Chennai: Observing that economic development should not be at the cost of complete degradation of forest or the environment and eco-system provided by the green area of the forest, the Madras HC has rejected the plea of 26 individuals and companies allegedly in possession of forest land in the Nilgiris district, to grant ryotwari patta to them. A division bench, comprising justices V. Dhanapalan (since retired) and G. Chockalingam, however, allowed the  filed by the state against the orders of the district court-cum-janmam estates abolition tribunal, which confirmed the orders of the assistant settlement officer (ASO), granting ryotwari patta to a company.

“It is an undisputed fact that the forest in our country is an important and vital component to sustain the life support system on this planet and for various reasons, our forest is being slowly depleted. At the same time, as part of our development activities, some areas of the forest have to be used for non-forest purposes. However, all ongoing non-forest activities in any forest in any state throughout the country without the approval of the Centre must get ceased forthwith. Every state government must promptly ensure the total cessation of all such activities forthwith,” the bench observed.

Allowing the state government’s appeal and dismissing the appeals filed by 26 individuals and companies, the court said, “In view of the discussion, the irresistible conclusion is that the individuals/companies are not entitled to the relief sought for in these appeals.“Accordingly, these appeals are liable to be dismissed, confirming the rejection of pattas.”The case of Koya Moideen and 25 other individuals and companies before the ASO was that the villages in question were taken over by government under the TN Gudalur Janmam Estates (Abolition and Conversion into Ryotwari Patta) Act. This was challenged before the government authorities and ultimately, respective lands were declared as forest.

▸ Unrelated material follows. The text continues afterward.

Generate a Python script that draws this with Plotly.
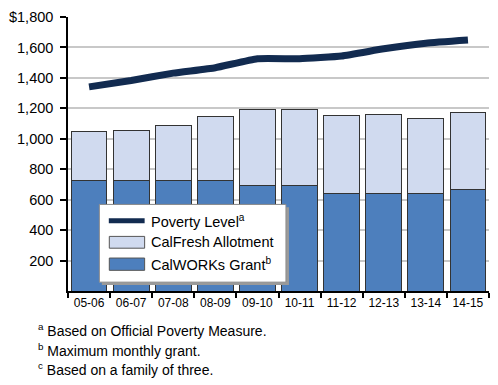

Upon enquiry by the government officer, it revealed that the lands came into possession of the appellants by sale deeds/by legacy through inheritance and they had been paying the rent/land revenue to jenmi (land owner) until the Act came into force. The ASO concluded that the lands were not forest lands and granted patta to certain extent but rejected the claim of the appellants. Aggrieved, the government and the individuals/companies approached the tribunal, which confirmed ASO’s order. The present appeals were filed challenging it.